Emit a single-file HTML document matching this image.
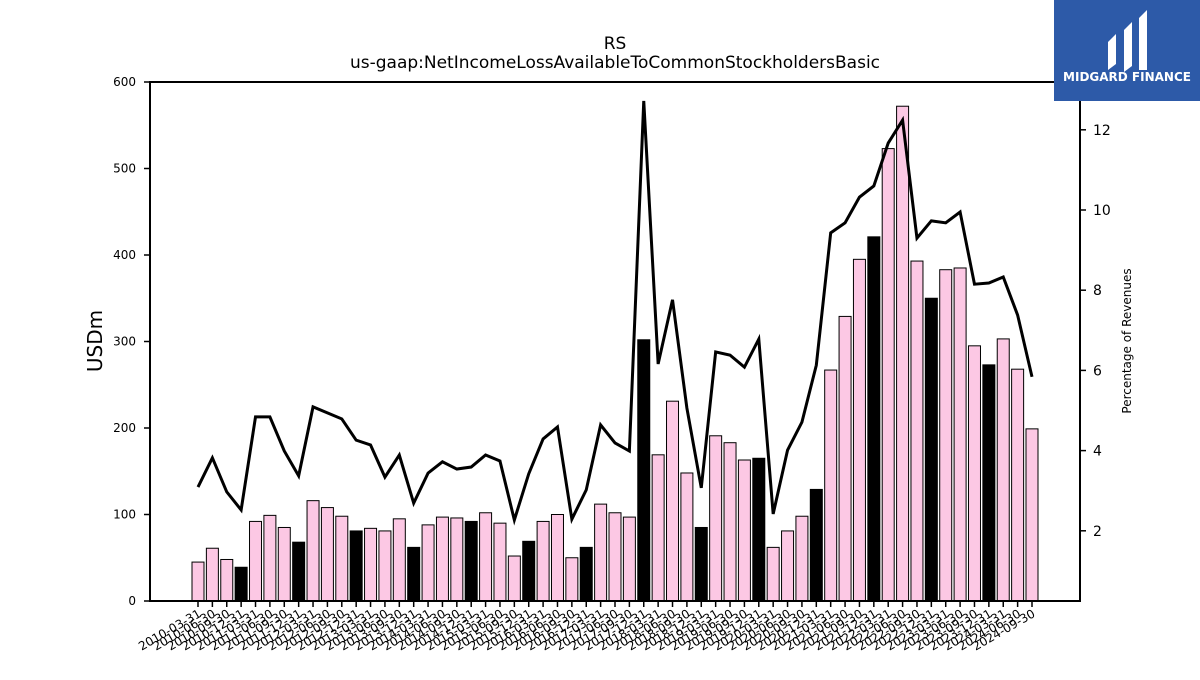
<!DOCTYPE html>
<html><head><meta charset="utf-8"><style>
body{margin:0;background:#fff;width:1200px;height:675px;overflow:hidden;font-family:"Liberation Sans","DejaVu Sans",sans-serif}
</style></head><body>
<svg id="chart" width="1200" height="675" xmlns="http://www.w3.org/2000/svg" font-family="DejaVu Sans, Liberation Sans, sans-serif">
<text x="615" y="49" text-anchor="middle" font-size="17">RS</text>
<text x="615" y="68" text-anchor="middle" font-size="17">us-gaap:NetIncomeLossAvailableToCommonStockholdersBasic</text>
<text transform="translate(102,341) rotate(-90)" text-anchor="middle" font-size="20">USDm</text>
<text transform="translate(1131,341) rotate(-90)" text-anchor="middle" font-size="12">Percentage of Revenues</text>
<g id="bars"></g><g id="xt"></g><g id="yl"></g><g id="yr"></g>
<path id="line" fill="none" stroke="#000" stroke-width="3"/>
<rect x="150" y="82" width="930" height="519" fill="none" stroke="#000" stroke-width="2"/>
<g>
<rect x="1054" y="0" width="146" height="101" fill="#2d5aa8"/>
<path d="M1108 42 L1116 34 L1116 64 L1108 70 Z M1124 30 L1132 22 L1132 66 L1124 72 Z M1139 18 L1147 10 L1147 70 L1139 70 Z" fill="#fff"/>
<text x="1127" y="81" text-anchor="middle" font-size="12" font-weight="bold" fill="#fff">MIDGARD FINANCE</text>
</g>
</svg>
<script>
const dates=[];for(let y=2010;y<=2024;y++)for(const q of["03-31","06-30","09-30","12-31"]){if(y===2024&&q==="12-31")break;dates.push(y+"-"+q);}
const values=[45,61,48,39,92,99,85,68,116,108,98,81,84,81,95,62,88,97,96,92,102,90,52,69,92,100,50,62,112,102,97,302,169,231,148,85,191,183,163,165,62,81,98,129,267,329,395,421,523,572,393,350,383,385,295,273,303,268,199];
const pct=[3.09,3.82,2.97,2.52,4.84,4.84,3.99,3.37,5.09,4.94,4.79,4.26,4.14,3.34,3.89,2.69,3.44,3.72,3.54,3.59,3.89,3.74,2.27,3.42,4.29,4.59,2.29,3.02,4.64,4.19,3.99,12.72,6.16,7.76,5.06,3.07,6.46,6.38,6.08,6.78,2.42,4.01,4.71,6.13,9.43,9.68,10.32,10.60,11.67,12.24,9.30,9.73,9.68,9.95,8.15,8.18,8.33,7.38,5.84];
const leftTicks=[0,100,200,300,400,500,600];
const rightTicks=[2,4,6,8,10,12];
const NS="http://www.w3.org/2000/svg";
const x=i=>198+i*(1032-198)/58;
const yL=v=>601-v*519/600;
const yR=v=>611-v*40.1;
function mk(t,a,p){const e=document.createElementNS(NS,t);for(const k in a)e.setAttribute(k,a[k]);p.appendChild(e);return e;}
const bars=document.getElementById('bars'),xt=document.getElementById('xt'),yl=document.getElementById('yl'),yr=document.getElementById('yr');
values.forEach((v,i)=>{
 const r=mk('rect',{x:x(i)-6,y:yL(v),width:12,height:601-yL(v),fill:dates[i].endsWith('12-31')?'#000':'#fcc8e4',stroke:'#000','stroke-width':1},bars);
 
 
 const tk=mk('line',{x1:x(i),x2:x(i),y1:601,y2:607,stroke:'#000','stroke-width':1.5},xt);
 
 
 const t=mk('text',{x:0,y:0,'font-size':12,'text-anchor':'end',transform:`translate(${x(i)+4},${616}) rotate(-30)`},xt);
 t.textContent=dates[i];
 
 
});
leftTicks.forEach(v=>{
 const l=mk('line',{x1:144,x2:150,y1:yL(v),y2:yL(v),stroke:'#000','stroke-width':1.5},yl);
 
 
 const t=mk('text',{x:136,y:yL(v)+4,'font-size':12,'text-anchor':'end'},yl);t.textContent=v;
 
 
});
rightTicks.forEach(v=>{
 const l=mk('line',{x1:1080,x2:1086,y1:yR(v),y2:yR(v),stroke:'#000','stroke-width':1.5},yr);
 
 
 const t=mk('text',{x:1093,y:yR(v)+5,'font-size':14},yr);t.textContent=v;
 
 
});
document.getElementById('line').setAttribute('d',pct.map((v,i)=>(i?'L':'M')+x(i)+' '+yR(v)).join(' '));
</script>
</body></html>
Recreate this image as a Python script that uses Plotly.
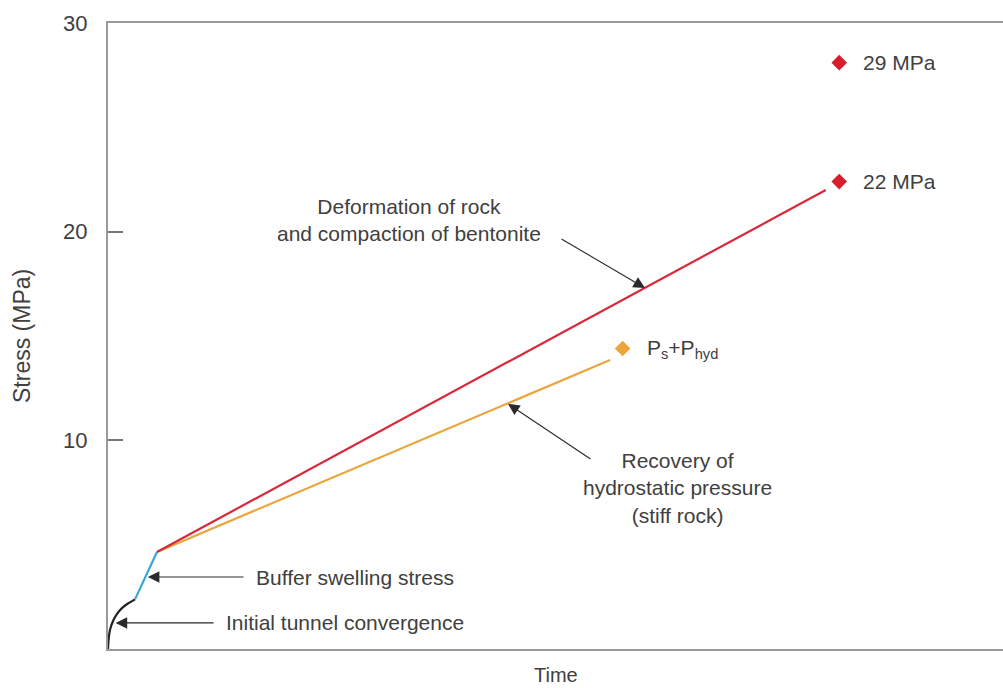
import plotly.graph_objects as go

# ---- data ----
conv_t = [0.0, 0.06, 0.22, 0.56, 1.01, 1.56, 2.23, 3.02]
conv_s = [0.0, 0.43, 0.91, 1.34, 1.68, 1.96, 2.18, 2.38]
swell_t = [3.02, 5.47]
swell_s = [2.38, 4.65]
deform_t = [5.47, 80.2]
deform_s = [4.65, 22.0]
hydro_t = [5.47, 56.1]
hydro_s = [4.65, 13.85]
red_pts_t = [81.7, 81.7]
red_pts_s = [28.1, 22.4]
red_pts_labels = ["29 MPa", "22 MPa"]
orange_pt_t = [57.5]
orange_pt_s = [14.4]
orange_pt_label = ["P<sub>s</sub>+P<sub>hyd</sub>"]
y_ticks = [10, 20, 30]

FONT = "Liberation Sans, Arial, sans-serif"
TXT = "#404040"
fs = 21

fig = go.Figure()
fig.add_trace(go.Scatter(x=conv_t, y=conv_s, mode="lines",
                         line=dict(color="#222222", width=2.2, shape="spline", smoothing=0.6),
                         hoverinfo="skip"))
fig.add_trace(go.Scatter(x=swell_t, y=swell_s, mode="lines",
                         line=dict(color="#3aa6d6", width=2.2), hoverinfo="skip"))
fig.add_trace(go.Scatter(x=hydro_t, y=hydro_s, mode="lines",
                         line=dict(color="#eca43c", width=2.2), hoverinfo="skip"))
fig.add_trace(go.Scatter(x=deform_t, y=deform_s, mode="lines",
                         line=dict(color="#d8283a", width=2.2), hoverinfo="skip"))
fig.add_trace(go.Scatter(x=red_pts_t, y=red_pts_s, mode="markers",
                         marker=dict(symbol="diamond", size=12, color="#d81e2c"), hoverinfo="skip"))
fig.add_trace(go.Scatter(x=orange_pt_t, y=orange_pt_s, mode="markers",
                         marker=dict(symbol="diamond", size=12, color="#eca43c"), hoverinfo="skip"))

ann = []

# point labels placed to the right of each marker
for t, s, lab in zip(red_pts_t + orange_pt_t, red_pts_s + orange_pt_s,
                     red_pts_labels + orange_pt_label):
    ann.append(dict(x=t, y=s, xref="x", yref="y", text=lab, showarrow=False,
                    xanchor="left", yanchor="middle", xshift=22,
                    font=dict(family=FONT, size=fs, color=TXT)))

def arrow(tail, head):
    ann.append(dict(x=head[0], y=head[1], ax=tail[0], ay=tail[1], xref="x", yref="y",
                    axref="x", ayref="y", text="", showarrow=True, arrowhead=2,
                    arrowsize=2.1, arrowwidth=1.1, arrowcolor="#2a2a2a"))

arrow((50.5, 19.69), (60.0, 17.30))
arrow((54.08, 9.06), (44.69, 11.75))
arrow((15.31, 3.45), (4.45, 3.45))
arrow((11.96, 1.25), (0.85, 1.25))

def label(x, y, text, xanchor="center"):
    ann.append(dict(x=x, y=y, xref="x", yref="y", text=text, showarrow=False,
                    xanchor=xanchor, yanchor="middle", align="center",
                    font=dict(family=FONT, size=fs, color=TXT)))

label(33.6, 20.58, "Deformation of rock<br>and compaction of bentonite")
label(63.6, 7.71, "Recovery of<br>hydrostatic pressure<br>(stiff rock)")
label(16.3, 3.45, "Buffer swelling stress", "left")
label(13.0, 1.25, "Initial tunnel convergence", "left")

ann.append(dict(x=0, y=0.5, xref="paper", yref="paper", xshift=-86, text="Stress (MPa)",
                textangle=-90, showarrow=False, xanchor="center", yanchor="middle",
                font=dict(family=FONT, size=23, color=TXT)))
ann.append(dict(x=0.5, y=0, xref="paper", yref="paper", yshift=-26, text="Time",
                showarrow=False, xanchor="center", yanchor="middle",
                font=dict(family=FONT, size=20, color=TXT)))

fig.update_layout(
    width=1003, height=688,
    margin=dict(l=108, r=0, t=23, b=39),
    paper_bgcolor="white", plot_bgcolor="white",
    showlegend=False, annotations=ann,
    xaxis=dict(range=[0, 100], showgrid=False, zeroline=False, showticklabels=False,
               ticks="", showline=True, linecolor="#9a9a9a", linewidth=2, mirror=True,
               fixedrange=True),
    yaxis=dict(range=[0, 30], showgrid=False, zeroline=False, tickvals=y_ticks,
               ticks="inside", ticklen=15, tickcolor="#777777", tickwidth=1.5,
               tickfont=dict(family=FONT, size=22, color=TXT), ticklabelstandoff=14,
               showline=True, linecolor="#9a9a9a", linewidth=2, fixedrange=True),
)

fig.write_html("out.html")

·····

Exercise task
Omit all pictures, then copy the lines between the ones holding "Recreate this image" and "import plotly.graph_objects as go", inclusive.

Exercise response
Recreate this image as a Python script that uses Plotly.
import plotly.graph_objects as go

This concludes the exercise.